Among the biggest sellers is Calpers, which often joins with other big investors when it buys real estate. Together with those partners, Calpers has sold $6.5 billion of office buildings and shopping centers in the past three months alone, accounting for half of its real-estate investments. Those properties often sold for record prices, and Calpers has more real estate on the block. It has on the market a $1.4 billion portfolio of industrial buildings it owns with Chicago-based Jones Lang LaSalle Inc.'s LaSalle Investment Management.
One partner that sold along with Calpers was Hines Interests LP in Houston, which sold 12 buildings at "substantially higher numbers than our optimistic expectations," said Daniel MacEachron, a senior vice president. The prices, which were 5 percent to 10 percent higher than what they expected and 15 percent above the appraised value, broke per-square-foot sales records in Greenwich, Conn., Seattle and Washington.
Driven by low interest rates and almost insatiable demand, real-estate prices rose strongly in most areas last year. According to Real Capital Analytics Inc., a New York real-estate research firm, the average price for apartment buildings rose 26 percent in 2004, while industrial properties were up 21 percent, office buildings gained 6 percent and retail properties increased 14 percent.
The prices for buildings keep rising even though vacancy rates remain high in many areas and rents are stagnant or falling. And some of the biggest price jumps occurred in markets where occupancy and rental rates at office properties have suffered the most, such as the Houston and San Francisco metro areas, where prices for office buildings soared 55 percent and 41 percent, respectively, according to Real Capital Analytics.

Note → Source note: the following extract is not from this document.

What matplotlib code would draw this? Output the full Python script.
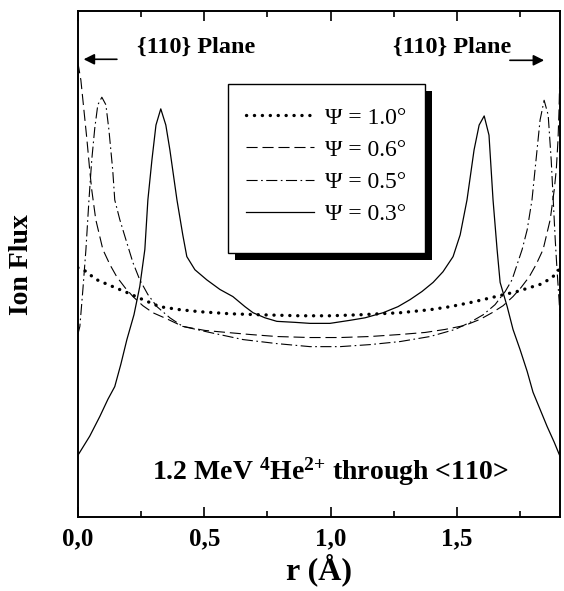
import matplotlib
matplotlib.use("Agg")
import matplotlib.pyplot as plt
from matplotlib.patches import Rectangle

plt.rcParams['font.family'] = ['Liberation Serif', 'DejaVu Serif']
plt.rcParams['mathtext.fontset'] = 'custom'
plt.rcParams['mathtext.rm'] = 'Liberation Serif:bold'
plt.rcParams['mathtext.bf'] = 'Liberation Serif:bold'
plt.rcParams['mathtext.it'] = 'Liberation Serif:bold'
plt.rcParams['lines.scale_dashes'] = False

# ---------------- data ----------------
r_03 = [0.000, 0.047, 0.087, 0.119, 0.146, 0.170, 0.194, 0.222, 0.245, 0.265, 0.277, 0.293, 0.309, 0.328,
        0.348, 0.364, 0.392, 0.415, 0.431, 0.463, 0.510, 0.562, 0.613, 0.661, 0.693, 0.740, 0.787, 0.859,
        0.918, 0.997, 1.076, 1.136, 1.207, 1.266, 1.314, 1.361, 1.405, 1.444, 1.484, 1.512, 1.539, 1.567,
        1.587, 1.607, 1.626, 1.642, 1.658, 1.670, 1.698, 1.721, 1.749, 1.777, 1.800, 1.828, 1.856, 1.884, 1.907]
f_03 = [12.2, 16.0, 19.9, 23.3, 25.8, 30.2, 35.1, 40.0, 45.6, 52.9, 62.7, 70.6, 77.5, 80.7,
        77.5, 72.6, 62.7, 55.8, 51.5, 48.9, 46.9, 45.0, 43.6, 41.6, 40.4, 39.4, 38.7, 38.5,
        38.3, 38.3, 38.9, 39.4, 40.4, 41.6, 43.0, 44.6, 46.4, 48.5, 51.5, 55.8, 62.7, 72.6,
        77.5, 79.3, 75.5, 62.7, 52.9, 46.4, 41.6, 37.1, 33.1, 28.8, 24.7, 21.3, 17.9, 14.8, 12.0]

r_10 = [0.000, 0.036, 0.067, 0.099, 0.146, 0.194, 0.257, 0.324, 0.404, 0.483, 0.601, 0.720, 0.878, 0.997,
        1.116, 1.274, 1.393, 1.472, 1.551, 1.603, 1.670, 1.737, 1.789, 1.828, 1.868, 1.892, 1.907]
f_10 = [49.3, 48.5, 47.1, 46.4, 45.4, 44.4, 43.0, 41.6, 41.0, 40.6, 40.2, 40.0, 39.8, 39.8,
        40.0, 40.4, 41.0, 41.6, 42.4, 43.0, 43.8, 44.6, 45.4, 46.0, 47.1, 48.1, 49.3]

r_06 = [0.000, 0.012, 0.024, 0.036, 0.047, 0.055, 0.071, 0.099, 0.127, 0.154, 0.186, 0.218, 0.257, 0.297,
        0.356, 0.415, 0.503, 0.590, 0.681, 0.787, 0.918, 1.037, 1.155, 1.274, 1.373, 1.452, 1.531, 1.591,
        1.638, 1.682, 1.721, 1.753, 1.785, 1.812, 1.840, 1.868, 1.884, 1.892, 1.899, 1.903, 1.907]
f_06 = [89.9, 86.4, 80.5, 74.6, 68.6, 64.7, 58.8, 52.9, 49.9, 47.5, 45.4, 43.6, 41.8, 40.4,
        39.1, 37.7, 36.9, 36.5, 36.1, 35.7, 35.5, 35.5, 35.7, 36.1, 36.5, 37.1, 37.9, 39.1,
        40.4, 41.8, 43.6, 45.4, 47.5, 49.9, 52.9, 58.8, 64.7, 68.6, 74.6, 80.5, 89.3]

r_05 = [0.000, 0.008, 0.020, 0.032, 0.044, 0.055, 0.067, 0.079, 0.095, 0.111, 0.123, 0.138, 0.146, 0.166,
        0.194, 0.218, 0.245, 0.277, 0.313, 0.364, 0.415, 0.522, 0.653, 0.787, 0.918, 1.037, 1.155, 1.274,
        1.393, 1.492, 1.551, 1.603, 1.650, 1.690, 1.717, 1.737, 1.757, 1.777, 1.796, 1.812, 1.828, 1.844,
        1.860, 1.872, 1.880, 1.888, 1.895, 1.903, 1.907]
f_05 = [36.1, 37.7, 45.0, 52.9, 62.7, 70.6, 76.9, 81.5, 83.0, 81.5, 76.5, 68.6, 62.7, 58.8,
        54.2, 50.3, 46.9, 44.0, 41.6, 39.4, 37.7, 36.5, 35.1, 34.3, 33.7, 33.7, 34.1, 34.7,
        35.7, 37.1, 38.5, 40.0, 42.0, 44.6, 46.9, 49.9, 52.9, 56.8, 62.7, 70.6, 78.5, 82.4,
        79.5, 70.6, 62.7, 54.8, 48.9, 43.0, 39.6]

labels = ['\u03A8 = 1.0\u00B0', '\u03A8 = 0.6\u00B0', '\u03A8 = 0.5\u00B0', '\u03A8 = 0.3\u00B0']
xtick_values = [0.0, 0.5, 1.0, 1.5]
xtick_labels = ['0,0', '0,5', '1,0', '1,5']

# ---------------- figure ----------------
fig = plt.figure(figsize=(5.64, 5.91), dpi=100)
ax = fig.add_axes([0.138, 0.125, 0.855, 0.856])

ax.plot(r_10, f_10, color='black', lw=2.4, linestyle=(0, (0.1, 5.6)),
        dash_capstyle='round', label=labels[0])
ax.plot(r_06, f_06, color='black', lw=0.8, linestyle=(0, (8, 3.5)), label=labels[1])
ax.plot(r_05, f_05, color='black', lw=0.8, linestyle=(0, (8, 2.5, 1.2, 2.5)), label=labels[2])
ax.plot(r_03, f_03, color='black', lw=0.9, linestyle='-', label=labels[3])

ax.set_xlim(0, 1.907)
ax.set_ylim(0, 100)

ax.set_xticks(xtick_values)
ax.set_xticklabels(xtick_labels, fontsize=18, fontweight='bold')
ax.set_xticks([0.25, 0.75, 1.25, 1.75], minor=True)
ax.tick_params(axis='x', which='major', direction='in', length=7, width=1.2, top=True, pad=7)
ax.tick_params(axis='x', which='minor', direction='in', length=4, width=1.2, top=True)
ax.set_yticks([])
for s in ax.spines.values():
    s.set_linewidth(1.4)

ax.set_xlabel('r (\u00C5)', fontsize=23, fontweight='bold')
ax.xaxis.set_label_coords(0.5, -0.072)
ax.set_ylabel('Ion Flux', fontsize=20, fontweight='bold')
ax.yaxis.set_label_coords(-0.09, 0.5)

# plane annotations
ax.text(0.245, 0.929, '{110} Plane', transform=ax.transAxes, ha='center', va='center',
        fontsize=17.5, fontweight='bold')
ax.text(0.776, 0.929, '{110} Plane', transform=ax.transAxes, ha='center', va='center',
        fontsize=17.5, fontweight='bold')
ax.annotate('', xy=(0.012, 0.905), xytext=(0.081, 0.905), xycoords='axes fraction',
            arrowprops=dict(arrowstyle='-|>', color='black', lw=1.2, mutation_scale=16,
                            shrinkA=0, shrinkB=0))
ax.annotate('', xy=(0.967, 0.903), xytext=(0.896, 0.903), xycoords='axes fraction',
            arrowprops=dict(arrowstyle='-|>', color='black', lw=1.2, mutation_scale=16,
                            shrinkA=0, shrinkB=0))

ax.text(0.523, 0.089, r'1.2 MeV $^{4}$He$^{2{+}}$ through <110>',
        transform=ax.transAxes, ha='center', va='center', fontsize=20, fontweight='bold')

# legend box with shadow
bx, by, bw, bh = 0.311, 0.522, 0.409, 0.334
ax.add_patch(Rectangle((bx + 7 / 482, by - 7 / 506), bw, bh, transform=ax.transAxes,
                       facecolor='black', edgecolor='black', lw=0, zorder=4))
ax.add_patch(Rectangle((bx, by), bw, bh, transform=ax.transAxes,
                       facecolor='white', edgecolor='black', lw=1.0, zorder=4.5))
leg = ax.legend(loc='center', bbox_to_anchor=(0.515, 0.694), frameon=False, fontsize=17,
                handlelength=2.9, handletextpad=0.45, labelspacing=0.45, borderpad=0)
leg.set_zorder(6)

fig.savefig('out.png', dpi=100)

As it did during the stock-market bubble, trading volume has increased. A record $182 billion of apartment, industrial, office and retail properties changed hands last year, a 50 percent jump from 2003, according to Real Capital. More than $29 billion of apartment, industrial, office and retail properties went up for sale during the first two months of this year, more than double the nearly $12 billion of properties that hit the market during the same period last year.
To be sure, real-estate investment firms and pension funds sell real estate for different reasons, and there are reasonable arguments — such as rebounding demand and low interest rates — to justify the higher prices.
In addition, other sophisticated investors are buying, though often they are being forced to put money to work to diversify their funds or because they have taken in substantial amounts of money that they need to invest. Even amid the lofty prices, many maintain that commercial real estate continues to be a good investment given the alternatives: a sputtering stock market and a vulnerable bond market.